#### What is expected:
Set down all of the data that follows word for word, without the images.

#### Available data:
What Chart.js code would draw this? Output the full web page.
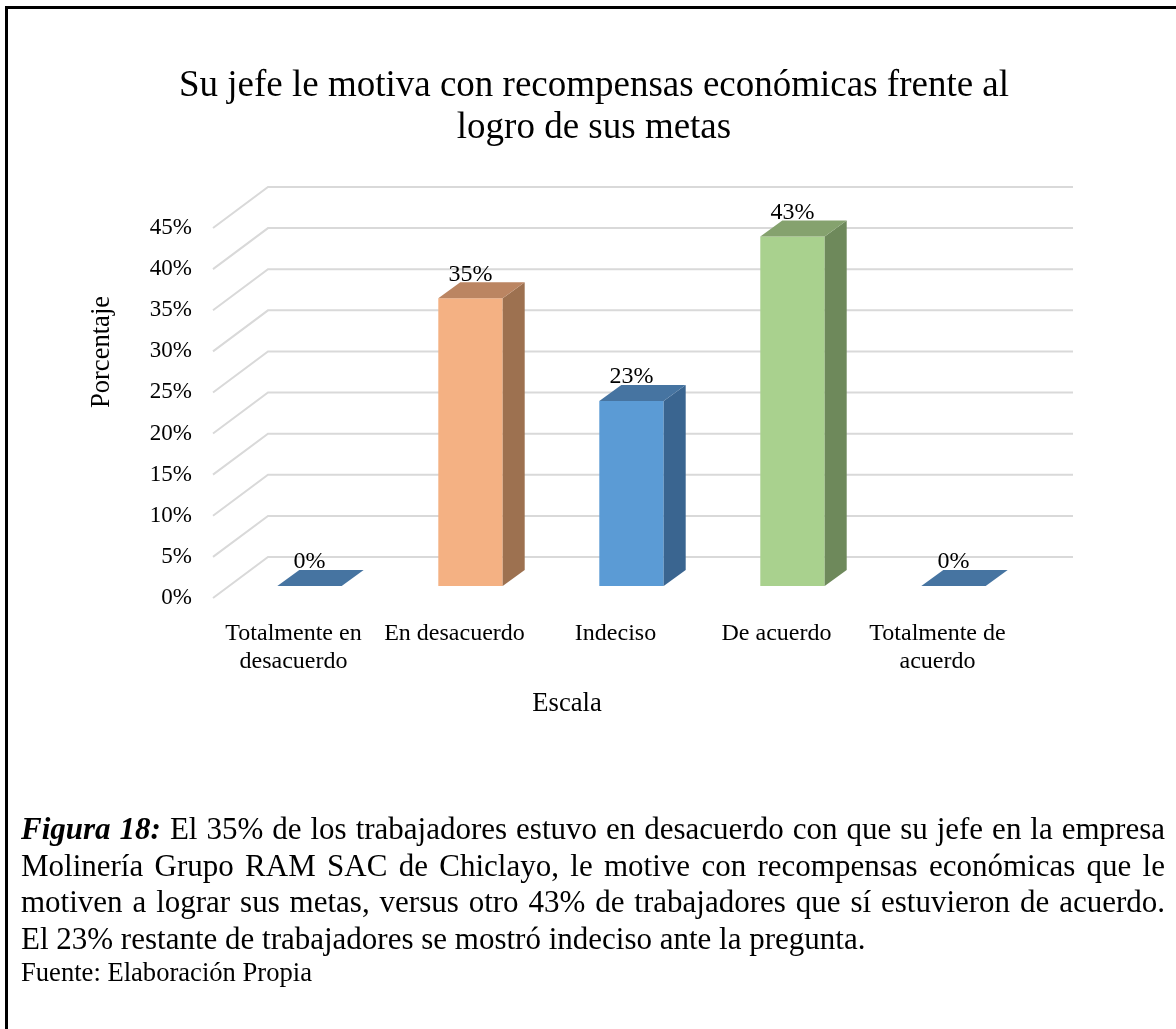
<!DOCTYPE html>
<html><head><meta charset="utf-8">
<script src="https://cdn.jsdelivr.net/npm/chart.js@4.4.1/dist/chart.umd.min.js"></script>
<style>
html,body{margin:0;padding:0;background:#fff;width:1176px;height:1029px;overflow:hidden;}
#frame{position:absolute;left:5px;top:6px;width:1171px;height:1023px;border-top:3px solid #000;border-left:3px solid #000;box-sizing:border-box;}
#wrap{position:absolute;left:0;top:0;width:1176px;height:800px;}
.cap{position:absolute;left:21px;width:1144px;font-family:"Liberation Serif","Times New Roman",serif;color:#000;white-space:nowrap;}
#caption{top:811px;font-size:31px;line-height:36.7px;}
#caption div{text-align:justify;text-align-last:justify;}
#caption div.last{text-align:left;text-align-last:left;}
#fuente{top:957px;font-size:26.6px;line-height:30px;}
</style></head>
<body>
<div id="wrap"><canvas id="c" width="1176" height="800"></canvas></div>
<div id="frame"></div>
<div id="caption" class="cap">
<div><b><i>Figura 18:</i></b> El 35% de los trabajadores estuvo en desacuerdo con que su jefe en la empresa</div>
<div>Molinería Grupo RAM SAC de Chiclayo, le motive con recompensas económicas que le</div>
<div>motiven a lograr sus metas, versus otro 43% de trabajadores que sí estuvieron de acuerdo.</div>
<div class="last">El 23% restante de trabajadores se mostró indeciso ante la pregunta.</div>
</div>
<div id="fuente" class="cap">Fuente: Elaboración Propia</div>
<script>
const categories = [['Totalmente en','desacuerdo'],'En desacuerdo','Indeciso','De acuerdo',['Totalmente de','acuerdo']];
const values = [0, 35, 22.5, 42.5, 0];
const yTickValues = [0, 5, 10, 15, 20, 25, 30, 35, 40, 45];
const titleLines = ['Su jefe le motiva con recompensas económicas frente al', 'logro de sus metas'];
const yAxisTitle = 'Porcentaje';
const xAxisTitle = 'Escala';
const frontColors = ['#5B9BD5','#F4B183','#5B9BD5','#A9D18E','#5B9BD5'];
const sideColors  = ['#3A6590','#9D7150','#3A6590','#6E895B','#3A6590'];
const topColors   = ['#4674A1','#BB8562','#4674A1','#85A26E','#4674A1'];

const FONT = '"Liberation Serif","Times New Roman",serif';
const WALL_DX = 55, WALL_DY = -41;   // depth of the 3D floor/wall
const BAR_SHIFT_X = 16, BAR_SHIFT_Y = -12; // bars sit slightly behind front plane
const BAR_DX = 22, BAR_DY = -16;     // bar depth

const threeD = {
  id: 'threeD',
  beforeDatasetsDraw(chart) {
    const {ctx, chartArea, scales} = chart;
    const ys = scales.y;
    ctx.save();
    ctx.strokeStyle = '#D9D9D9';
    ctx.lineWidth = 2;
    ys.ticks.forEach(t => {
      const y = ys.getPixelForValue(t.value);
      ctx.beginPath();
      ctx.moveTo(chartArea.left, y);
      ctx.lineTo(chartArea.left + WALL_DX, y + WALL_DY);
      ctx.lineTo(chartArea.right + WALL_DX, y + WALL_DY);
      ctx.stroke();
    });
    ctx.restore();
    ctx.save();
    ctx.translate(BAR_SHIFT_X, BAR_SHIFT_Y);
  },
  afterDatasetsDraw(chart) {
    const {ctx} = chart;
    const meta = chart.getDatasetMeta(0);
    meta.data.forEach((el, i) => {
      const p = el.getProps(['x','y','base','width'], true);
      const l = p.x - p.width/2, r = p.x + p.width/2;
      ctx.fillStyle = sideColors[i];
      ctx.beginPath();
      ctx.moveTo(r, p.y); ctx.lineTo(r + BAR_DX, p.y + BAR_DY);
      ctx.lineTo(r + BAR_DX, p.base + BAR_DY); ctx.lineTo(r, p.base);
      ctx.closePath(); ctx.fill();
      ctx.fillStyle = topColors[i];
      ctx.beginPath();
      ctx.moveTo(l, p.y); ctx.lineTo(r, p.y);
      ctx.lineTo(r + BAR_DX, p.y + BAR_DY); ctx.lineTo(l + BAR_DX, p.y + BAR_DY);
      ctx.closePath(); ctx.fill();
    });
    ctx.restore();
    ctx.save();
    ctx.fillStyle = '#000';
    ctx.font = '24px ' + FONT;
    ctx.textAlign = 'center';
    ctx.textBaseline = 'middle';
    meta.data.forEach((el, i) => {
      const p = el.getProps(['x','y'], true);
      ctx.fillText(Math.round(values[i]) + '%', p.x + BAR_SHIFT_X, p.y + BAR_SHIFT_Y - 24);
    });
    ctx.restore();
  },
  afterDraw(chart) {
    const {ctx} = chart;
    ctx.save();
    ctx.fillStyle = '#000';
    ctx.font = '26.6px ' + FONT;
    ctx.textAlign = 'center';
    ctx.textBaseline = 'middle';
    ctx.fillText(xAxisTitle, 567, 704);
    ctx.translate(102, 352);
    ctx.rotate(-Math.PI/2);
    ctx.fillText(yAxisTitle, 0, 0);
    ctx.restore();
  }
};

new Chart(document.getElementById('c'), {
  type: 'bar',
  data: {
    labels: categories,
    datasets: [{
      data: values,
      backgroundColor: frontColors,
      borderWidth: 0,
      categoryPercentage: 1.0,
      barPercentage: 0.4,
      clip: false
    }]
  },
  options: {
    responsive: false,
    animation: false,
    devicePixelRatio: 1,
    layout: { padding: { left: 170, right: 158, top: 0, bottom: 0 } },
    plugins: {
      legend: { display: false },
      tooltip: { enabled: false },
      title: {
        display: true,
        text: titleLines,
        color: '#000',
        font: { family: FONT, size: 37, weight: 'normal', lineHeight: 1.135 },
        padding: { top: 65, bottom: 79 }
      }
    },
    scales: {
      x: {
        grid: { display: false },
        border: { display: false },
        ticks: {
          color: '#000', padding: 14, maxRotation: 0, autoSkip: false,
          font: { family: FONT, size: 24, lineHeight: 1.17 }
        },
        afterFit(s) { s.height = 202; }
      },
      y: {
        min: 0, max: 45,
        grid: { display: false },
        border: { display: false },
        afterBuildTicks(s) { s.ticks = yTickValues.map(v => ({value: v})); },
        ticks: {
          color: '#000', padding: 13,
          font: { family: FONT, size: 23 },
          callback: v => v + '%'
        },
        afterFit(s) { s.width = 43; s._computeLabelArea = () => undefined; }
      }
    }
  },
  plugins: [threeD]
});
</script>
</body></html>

#### Response to the exercise:
What Chart.js code would draw this? Output the full web page.
<!DOCTYPE html>
<html><head><meta charset="utf-8">
<script src="https://cdn.jsdelivr.net/npm/chart.js@4.4.1/dist/chart.umd.min.js"></script>
<style>
html,body{margin:0;padding:0;background:#fff;width:1176px;height:1029px;overflow:hidden;}
#frame{position:absolute;left:5px;top:6px;width:1171px;height:1023px;border-top:3px solid #000;border-left:3px solid #000;box-sizing:border-box;}
#wrap{position:absolute;left:0;top:0;width:1176px;height:800px;}
.cap{position:absolute;left:21px;width:1144px;font-family:"Liberation Serif","Times New Roman",serif;color:#000;white-space:nowrap;}
#caption{top:811px;font-size:31px;line-height:36.7px;}
#caption div{text-align:justify;text-align-last:justify;}
#caption div.last{text-align:left;text-align-last:left;}
#fuente{top:957px;font-size:26.6px;line-height:30px;}
</style></head>
<body>
<div id="wrap"><canvas id="c" width="1176" height="800"></canvas></div>
<div id="frame"></div>
<div id="caption" class="cap">
<div><b><i>Figura 18:</i></b> El 35% de los trabajadores estuvo en desacuerdo con que su jefe en la empresa</div>
<div>Molinería Grupo RAM SAC de Chiclayo, le motive con recompensas económicas que le</div>
<div>motiven a lograr sus metas, versus otro 43% de trabajadores que sí estuvieron de acuerdo.</div>
<div class="last">El 23% restante de trabajadores se mostró indeciso ante la pregunta.</div>
</div>
<div id="fuente" class="cap">Fuente: Elaboración Propia</div>
<script>
const categories = [['Totalmente en','desacuerdo'],'En desacuerdo','Indeciso','De acuerdo',['Totalmente de','acuerdo']];
const values = [0, 35, 22.5, 42.5, 0];
const yTickValues = [0, 5, 10, 15, 20, 25, 30, 35, 40, 45];
const titleLines = ['Su jefe le motiva con recompensas económicas frente al', 'logro de sus metas'];
const yAxisTitle = 'Porcentaje';
const xAxisTitle = 'Escala';
const frontColors = ['#5B9BD5','#F4B183','#5B9BD5','#A9D18E','#5B9BD5'];
const sideColors  = ['#3A6590','#9D7150','#3A6590','#6E895B','#3A6590'];
const topColors   = ['#4674A1','#BB8562','#4674A1','#85A26E','#4674A1'];

const FONT = '"Liberation Serif","Times New Roman",serif';
const WALL_DX = 55, WALL_DY = -41;   // depth of the 3D floor/wall
const BAR_SHIFT_X = 16, BAR_SHIFT_Y = -12; // bars sit slightly behind front plane
const BAR_DX = 22, BAR_DY = -16;     // bar depth

const threeD = {
  id: 'threeD',
  beforeDatasetsDraw(chart) {
    const {ctx, chartArea, scales} = chart;
    const ys = scales.y;
    ctx.save();
    ctx.strokeStyle = '#D9D9D9';
    ctx.lineWidth = 2;
    ys.ticks.forEach(t => {
      const y = ys.getPixelForValue(t.value);
      ctx.beginPath();
      ctx.moveTo(chartArea.left, y);
      ctx.lineTo(chartArea.left + WALL_DX, y + WALL_DY);
      ctx.lineTo(chartArea.right + WALL_DX, y + WALL_DY);
      ctx.stroke();
    });
    ctx.restore();
    ctx.save();
    ctx.translate(BAR_SHIFT_X, BAR_SHIFT_Y);
  },
  afterDatasetsDraw(chart) {
    const {ctx} = chart;
    const meta = chart.getDatasetMeta(0);
    meta.data.forEach((el, i) => {
      const p = el.getProps(['x','y','base','width'], true);
      const l = p.x - p.width/2, r = p.x + p.width/2;
      ctx.fillStyle = sideColors[i];
      ctx.beginPath();
      ctx.moveTo(r, p.y); ctx.lineTo(r + BAR_DX, p.y + BAR_DY);
      ctx.lineTo(r + BAR_DX, p.base + BAR_DY); ctx.lineTo(r, p.base);
      ctx.closePath(); ctx.fill();
      ctx.fillStyle = topColors[i];
      ctx.beginPath();
      ctx.moveTo(l, p.y); ctx.lineTo(r, p.y);
      ctx.lineTo(r + BAR_DX, p.y + BAR_DY); ctx.lineTo(l + BAR_DX, p.y + BAR_DY);
      ctx.closePath(); ctx.fill();
    });
    ctx.restore();
    ctx.save();
    ctx.fillStyle = '#000';
    ctx.font = '24px ' + FONT;
    ctx.textAlign = 'center';
    ctx.textBaseline = 'middle';
    meta.data.forEach((el, i) => {
      const p = el.getProps(['x','y'], true);
      ctx.fillText(Math.round(values[i]) + '%', p.x + BAR_SHIFT_X, p.y + BAR_SHIFT_Y - 24);
    });
    ctx.restore();
  },
  afterDraw(chart) {
    const {ctx} = chart;
    ctx.save();
    ctx.fillStyle = '#000';
    ctx.font = '26.6px ' + FONT;
    ctx.textAlign = 'center';
    ctx.textBaseline = 'middle';
    ctx.fillText(xAxisTitle, 567, 704);
    ctx.translate(102, 352);
    ctx.rotate(-Math.PI/2);
    ctx.fillText(yAxisTitle, 0, 0);
    ctx.restore();
  }
};

new Chart(document.getElementById('c'), {
  type: 'bar',
  data: {
    labels: categories,
    datasets: [{
      data: values,
      backgroundColor: frontColors,
      borderWidth: 0,
      categoryPercentage: 1.0,
      barPercentage: 0.4,
      clip: false
    }]
  },
  options: {
    responsive: false,
    animation: false,
    devicePixelRatio: 1,
    layout: { padding: { left: 170, right: 158, top: 0, bottom: 0 } },
    plugins: {
      legend: { display: false },
      tooltip: { enabled: false },
      title: {
        display: true,
        text: titleLines,
        color: '#000',
        font: { family: FONT, size: 37, weight: 'normal', lineHeight: 1.135 },
        padding: { top: 65, bottom: 79 }
      }
    },
    scales: {
      x: {
        grid: { display: false },
        border: { display: false },
        ticks: {
          color: '#000', padding: 14, maxRotation: 0, autoSkip: false,
          font: { family: FONT, size: 24, lineHeight: 1.17 }
        },
        afterFit(s) { s.height = 202; }
      },
      y: {
        min: 0, max: 45,
        grid: { display: false },
        border: { display: false },
        afterBuildTicks(s) { s.ticks = yTickValues.map(v => ({value: v})); },
        ticks: {
          color: '#000', padding: 13,
          font: { family: FONT, size: 23 },
          callback: v => v + '%'
        },
        afterFit(s) { s.width = 43; s._computeLabelArea = () => undefined; }
      }
    }
  },
  plugins: [threeD]
});
</script>
</body></html>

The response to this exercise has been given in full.